The two agencies closely collaborated during the 1980s Afghan war, in which the mujahideen (Islamic warriors) were given support to fight against the Soviet occupation of the country. That is when the ties between CIA and ISI strengthened.
After the withdrawal of Soviet troops from Afghanistan, the two spy agencies continued to work together on security matters, but US interest in the region had already subsided. The September 11, 2001 attacks in the US and the subsequent US invasion of Afghanistan to overthrow the Taliban regime reinvigorated relations, but the dynamics of the CIA-ISI partnership were quite different this time around, as Pakistan's then military dictator Pervez Musharraf, despite agreeing to help Washington in Afghanistan, didn't wage an all-out war against al Qaeda and the Taliban.
The unilateral US raid in the Pakistani city of Abbottabad in May 2011 and the subsequent killing of the former al Qaeda leader Osama bin Laden brought the CIA-ISI ties on the brink of a collapse.
"Since the US-Pakistan relationship is driven by security relations, the security institutions dominate relations. This means that CIA-ISI relations tend to mirror the state of the relationship on the whole," Michael Kugelman, a senior associate for South and Southeast Asia at the Washington-based Woodrow Wilson Center for Scholars, told DW.
"In 2011-12, for example, the CIA-ISI relationship was in a bad state at a moment when US-Pakistan relations were in deep crisis," he added.
Kugelman says the CIA-ISI relations are not as robust as they were previously because the relationship on the whole has taken a plunge.
"All the crises of 2011-12 in the relationship were also crises for the intelligence agencies - not just Davis but also the bin Laden raid for example. All these crises from that time took a toll on the relationship between the spy agencies. As a result, relations today aren't what they used to be," he underlined.
As to whether the ISI's anger at Raymond Davis' memoir was aimed at pacifying the Pakistani people or a reflection of the agency's policy, Kugelman said it was "a bit of both."

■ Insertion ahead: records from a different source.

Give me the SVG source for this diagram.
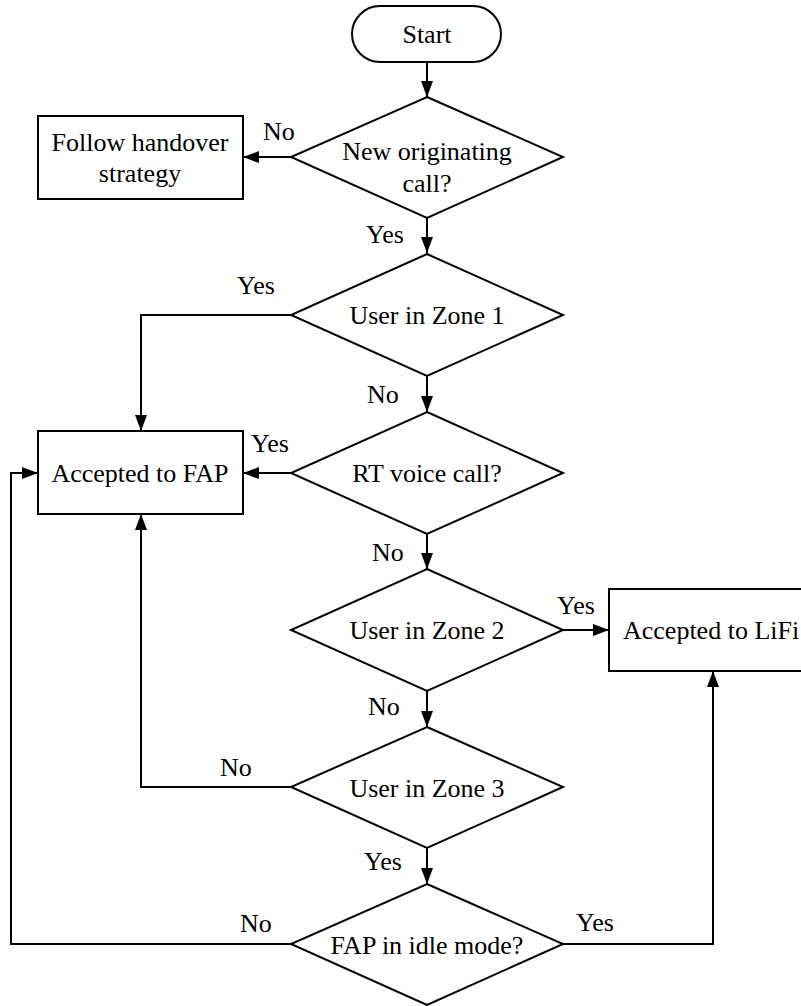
<svg xmlns="http://www.w3.org/2000/svg" width="801" height="1006" viewBox="0 0 801 1006">
<style>
.s{fill:#fff;stroke:#000;stroke-width:2}
.c{fill:none;stroke:#000;stroke-width:2;marker-end:url(#ah)}
text{font-family:'Liberation Serif','Times New Roman',Tinos,'DejaVu Serif',serif;font-size:26px;fill:#000}
.m{text-anchor:middle}
</style>
<defs>
<marker id="ah" markerUnits="userSpaceOnUse" markerWidth="16" markerHeight="12" refX="16" refY="6" orient="auto">
<path d="M0,0 L16,6 L0,12 z" fill="#000"/>
</marker>
</defs>
<rect width="801" height="1006" fill="#fff"/>
<g id="connectors" font-family="Liberation Serif, serif">
<path class="c" d="M427,62 V97"/>
<path class="c" d="M291,157 H243"/>
<path class="c" d="M427,218 V253"/>
<path class="c" d="M291,315 H141 V431"/>
<path class="c" d="M427,376 V412"/>
<path class="c" d="M291,473 H243"/>
<path class="c" d="M427,534 V569"/>
<path class="c" d="M563,630 H609"/>
<path class="c" d="M427,691 V727"/>
<path class="c" d="M291,787 H141 V514"/>
<path class="c" d="M427,848 V884"/>
<path class="c" d="M291,944 H11 V473 H38"/>
<path class="c" d="M563,944 H713 V671"/>
<text x="263" y="140">No</text>
<text x="366" y="243">Yes</text>
<text x="237" y="294">Yes</text>
<text x="367" y="403">No</text>
<text x="251" y="452">Yes</text>
<text x="372" y="561">No</text>
<text x="557" y="614">Yes</text>
<text x="368" y="715">No</text>
<text x="220" y="776">No</text>
<text x="364" y="870">Yes</text>
<text x="240" y="932">No</text>
<text x="576" y="931">Yes</text>
</g>
<g id="start">
<rect class="s" x="352" y="6" width="149" height="56" rx="28" ry="28"/>
<text class="m" x="427" y="43">Start</text>
</g>
<g id="d1">
<polygon class="s" points="427,97 563,157 427,218 291,157"/>
<text class="m" x="427" y="160">New originating</text>
<text class="m" x="427" y="192">call?</text>
</g>
<g id="follow">
<rect class="s" x="38" y="116" width="205" height="83"/>
<text class="m" x="140" y="151">Follow handover</text>
<text class="m" x="140" y="182">strategy</text>
</g>
<g id="d2">
<polygon class="s" points="427,254 563,315 427,376 291,315"/>
<text class="m" x="427" y="324">User in Zone 1</text>
</g>
<g id="fap">
<rect class="s" x="38" y="431" width="205" height="83"/>
<text class="m" x="140" y="482">Accepted to FAP</text>
</g>
<g id="d3">
<polygon class="s" points="427,412 563,473 427,534 291,473"/>
<text class="m" x="427" y="482">RT voice call?</text>
</g>
<g id="d4">
<polygon class="s" points="427,569 563,630 427,691 291,630"/>
<text class="m" x="427" y="639">User in Zone 2</text>
</g>
<g id="lifi">
<rect class="s" x="609" y="589" width="210" height="82"/>
<text x="623" y="639">Accepted to LiFi</text>
</g>
<g id="d5">
<polygon class="s" points="427,727 563,787 427,848 291,787"/>
<text class="m" x="427" y="797">User in Zone 3</text>
</g>
<g id="d6">
<polygon class="s" points="427,884 563,944 427,1005 291,944"/>
<text class="m" x="427" y="954">FAP in idle mode?</text>
</g>
</svg>
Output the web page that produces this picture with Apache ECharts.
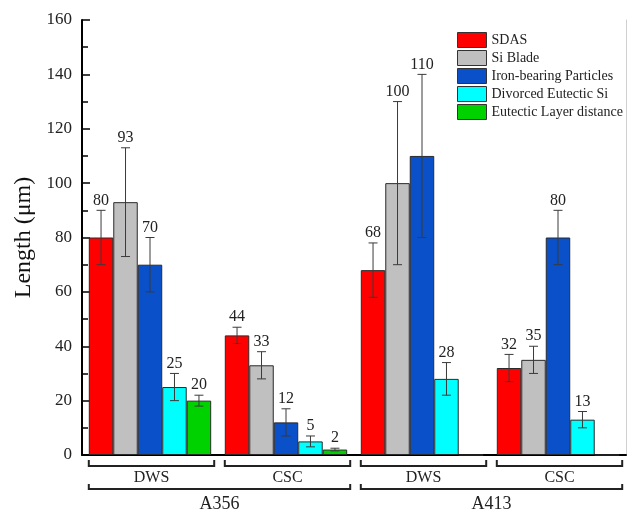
<!DOCTYPE html>
<html>
<head>
<meta charset="utf-8">
<script src="https://cdn.jsdelivr.net/npm/echarts@6/dist/echarts.min.js"></script>
<style>
  html, body { margin: 0; padding: 0; background: #fff; }
  #chart { width: 627px; height: 511px; }
</style>
</head>
<body>
<div id="chart"></div>
<script>
// Casting processes under each alloy, and the alloys that group them
const processes = ['DWS', 'CSC', 'DWS', 'CSC'];
const alloys = ['A356', 'A413'];
const alloyOfCategory = [0, 0, 1, 1];

const seriesNames = ['SDAS', 'Si Blade', 'Iron-bearing Particles', 'Divorced Eutectic Si', 'Eutectic Layer distance'];

// Mean lengths (μm) per category
const sdas      = [80, 44, 68, 32];
const siBlade   = [93, 33, 100, 35];
const ironPart  = [70, 12, 110, 80];
const divorced  = [25, 5, 28, 13];
const eutLayer  = [20, 2, 0, 0];

// Standard deviations (μm)
const sdasErr     = [10, 3, 10, 5];
const siBladeErr  = [20, 5, 30, 5];
const ironPartErr = [10, 5, 30, 10];
const divorcedErr = [5, 2, 6, 3];
const eutLayerErr = [2, 0.5, 0, 0];

const yTicks = [0, 20, 40, 60, 80, 100, 120, 140, 160];

const colors = ['#ff0000', '#c0c0c0', '#0a50c8', '#00ffff', '#00d200'];
const FONT = "'Liberation Serif', 'Times New Roman', serif";

const means = [sdas, siBlade, ironPart, divorced, eutLayer];
const errs = [sdasErr, siBladeErr, ironPartErr, divorcedErr, eutLayerErr];
const nSeries = means.length;
const gapRatio = 0.10;

const catKeys = processes.map((p, i) => alloys[alloyOfCategory[i]] + ' ' + p);

const barSeries = means.map((vals, s) => ({
  name: seriesNames[s],
  type: 'bar',
  data: vals,
  barGap: '0%',
  barCategoryGap: (gapRatio * 100) + '%',
  itemStyle: { color: colors[s], borderColor: '#2a2a2a', borderWidth: 1 },
  z: 2
}));

// Error bars with the mean printed above each one
const errorSeries = means.map((vals, s) => ({
  type: 'custom',
  name: seriesNames[s] + ' error',
  data: vals.map((v, i) => [i, v, errs[s][i]]),
  encode: { x: 0, y: 1 },
  z: 5,
  silent: true,
  renderItem: function (params, api) {
    const i = api.value(0), v = api.value(1), e = api.value(2);
    if (!v) return null;
    const band = api.size([1, 0])[0];
    const bw = band * (1 - gapRatio) / nSeries;
    const cx = api.coord([i, v])[0] + (s - (nSeries - 1) / 2) * bw;
    const yTop = api.coord([i, v + e])[1];
    const yBot = api.coord([i, v - e])[1];
    const cap = 4.5;
    const stroke = { stroke: '#3a3a3a', lineWidth: 1 };
    return {
      type: 'group',
      children: [
        { type: 'line', shape: { x1: cx, y1: yTop, x2: cx, y2: yBot }, style: stroke },
        { type: 'line', shape: { x1: cx - cap, y1: yTop, x2: cx + cap, y2: yTop }, style: stroke },
        { type: 'line', shape: { x1: cx - cap, y1: yBot, x2: cx + cap, y2: yBot }, style: stroke },
        {
          type: 'text',
          style: {
            x: cx, y: yTop - 2, text: String(v),
            align: 'center', verticalAlign: 'bottom',
            font: '16px ' + FONT, fill: '#222'
          }
        }
      ]
    };
  }
}));

const chart = echarts.init(document.getElementById('chart'));

chart.setOption({
  animation: false,
  backgroundColor: '#fff',
  grid: { left: 82, right: 1, top: 20, bottom: 56 },
  legend: {
    orient: 'vertical',
    left: 457, top: 32,
    icon: 'rect',
    itemWidth: 29, itemHeight: 15, itemGap: 2,
    data: seriesNames,
    itemStyle: { borderColor: '#333', borderWidth: 1 },
    textStyle: { fontFamily: FONT, fontSize: 14, lineHeight: 15, color: '#222' },
    padding: 0
  },
  xAxis: [
    {
      type: 'category', data: catKeys, position: 'bottom',
      axisLine: { lineStyle: { color: '#777', width: 1 } },
      axisTick: { show: false }, axisLabel: { show: false }
    },
    {
      type: 'category', data: catKeys, position: 'top',
      axisLine: { lineStyle: { color: '#000', width: 2 } },
      axisTick: { show: false }, axisLabel: { show: false }
    }
  ],
  yAxis: [
    {
      type: 'value', min: yTicks[0], max: yTicks[yTicks.length - 1], interval: 20,
      name: 'Length (μm)', nameLocation: 'middle', nameGap: 45, nameRotate: 90,
      nameTextStyle: { fontFamily: FONT, fontSize: 24, color: '#111' },
      axisLine: { show: true, lineStyle: { color: '#000', width: 2 } },
      axisTick: { show: true, inside: true, length: 8, lineStyle: { color: '#000', width: 1.5 } },
      minorTick: { show: true, splitNumber: 2, length: 6, lineStyle: { color: '#000', width: 1.5 } },
      splitLine: { show: false },
      axisLabel: { fontFamily: FONT, fontSize: 17, color: '#222', margin: 10 }
    },
    {
      type: 'value', min: yTicks[0], max: yTicks[yTicks.length - 1], position: 'right',
      axisLine: { show: true, lineStyle: { color: '#cfcfcf', width: 1 } },
      axisTick: { show: false }, axisLabel: { show: false }, splitLine: { show: false }
    }
  ],
  series: barSeries.concat(errorSeries)
});

// Grouping brackets under the axis: process level, then alloy level
function drawBrackets() {
  const c0 = chart.convertToPixel({ xAxisIndex: 0 }, 0);
  const c1 = chart.convertToPixel({ xAxisIndex: 0 }, 1);
  const band = c1 - c0;
  const half = band * (1 - gapRatio) / 2;
  const lineStyle = { stroke: '#222', lineWidth: 2, fill: null };
  const els = [];
  const y1 = 466, y1Tick = 460, y2 = 489, y2Tick = 484;
  const spans = processes.map((p, i) => {
    const c = chart.convertToPixel({ xAxisIndex: 0 }, i);
    return [c - half, c + half + 3];
  });
  processes.forEach((p, i) => {
    const [a, b] = spans[i];
    els.push({ type: 'polyline', shape: { points: [[a, y1Tick], [a, y1], [b, y1], [b, y1Tick]] }, style: lineStyle });
    els.push({ type: 'text', x: (a + b) / 2, y: 478, style: { text: p, align: 'center', verticalAlign: 'middle', font: '16px ' + FONT, fill: '#222' } });
  });
  alloys.forEach((al, k) => {
    const idx = alloyOfCategory.map((g, i) => g === k ? i : -1).filter(i => i >= 0);
    const a = spans[idx[0]][0], b = spans[idx[idx.length - 1]][1];
    els.push({ type: 'polyline', shape: { points: [[a, y2Tick], [a, y2], [b, y2], [b, y2Tick]] }, style: lineStyle });
    els.push({ type: 'text', x: (a + b) / 2, y: 504, style: { text: al, align: 'center', verticalAlign: 'middle', font: '18px ' + FONT, fill: '#222' } });
  });
  chart.setOption({ graphic: els });
}
drawBrackets();
</script>
</body>
</html>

"Certainly you score points in the court of public opinion when you cater to Pakistan's widespread anti-Americanism. At the same time, the ISI was genuinely furious with the CIA after the Davis affair, and many CIA personnel were effectively expelled from Pakistan. The CIA presence today hasn't come close to approaching its levels from before the Davis affair."
Future of ties
Experts say that US-Pakistani relations are unlikely to improve in the foreseeable future. President Donald Trump's speech during his Saudi Arabia visit in May made it clear that he sees Pakistan more as a problem than a solution regarding US interests in South Asia. Not only Trump didn't mention Pakistan as a "frontline state" in the war against terror, he supported Pakistan's arch-rival India's narrative about Islamic terrorism in the region.
"The US doesn't need Pakistan's help in Afghanistan anymore. In the past, it needed us to topple the Taliban regime in Afghanistan; later it wanted Islamabad to eliminate the extremist group. But Pakistan continued with its 'double game' (providing support to the Taliban while receiving US aid)," analyst Khalid Javed Jan told DW.
Amid the prevailing climate of mutual distrust as well as the dissonance in their strategic aims and imperatives, the future trajectory of the CIA-ISI partnership appears riddled with daunting challenges.
"I doubt they'll be particularly warm, though I imagine they will remain civil. These are after all two intelligence agencies that have worked quite closely together over the years, so there's enough institutional goodwill to keep the two agencies talking to each other," said Kugelman.
"That said, policy shifts could bring major new tensions to relations. If the Trump administration expands its drone war into Baluchistan, an area where the ISI, so far as we know, has never granted the CIA the authority to strike, then there could be big problems for the relations between the two agencies."